Here's another reason: When you make the decision to pull your kids out of school, or not put them in at all, your life is open to the scrutiny of everyone. Friends, family, neighbors, strangers. In some circles, pedophilia incites less judgment than homeschooling. No lie. There's a concern that if you offer a glimpse into the real day-to-day struggles you will just be providing these folks with fodder to use against you at some later date.
You might not want to relive those moments.
You might not remember them. That's what the drinking to forget was all about, after all.
You might be the Pioneer Woman and have some serious financial incentive to keep things light and fun.
Whatever the reason, I didn't write the post or put up the pictures because it felt fraudulent. And yet, I didn't want to tell the whole story. And I've worked the mildly self-deprecating angle into the ground at this point. I just couldn't pull that tattered rag out yet again.

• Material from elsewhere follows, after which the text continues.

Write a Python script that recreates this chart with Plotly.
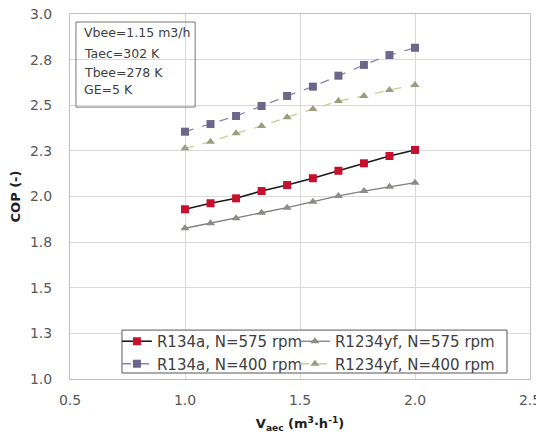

So here's the plan. From now on, if I post homeschool reports you should assume that when I write:
"Today, we took a walk through a meadow where we had the good fortune to stumble upon a rabble of Leopard Lacewing butterflies. Improbably, it turned out that one of the more mature butterflies was actually conducting a one-day seminar on the Hegelian dialectic which segued perfectly with our recent study of 'Das Kapital' (what a fun lapbook topic, btw). We stayed and audited the seminar and then had a snack of organic goji berry muffins that we had baked that morning and fresh figs from the tree we planted as part of our Ancient Greek studies."
It is safe to assume that:
- Someone got yelled out while we were trying to leave the house. Possibly everyone but definitely someone.
- The stumbling was literal and most likely the fault of the one I often refer to as Bumbly McStumblekins. And it didn't go uncommented upon.
- One or more butterflies were killed as a result.
- The one I like to call Fighty McZagsalot hinted at socialist sympathies just to see me turn 85 shades of crimson.
- Four out of four children expressed discontent with the muffins. The figs went untouched.
- We still had fun and got something out of it. But we aren't ready to talk about it yet.
Even if I don't come right out and say that.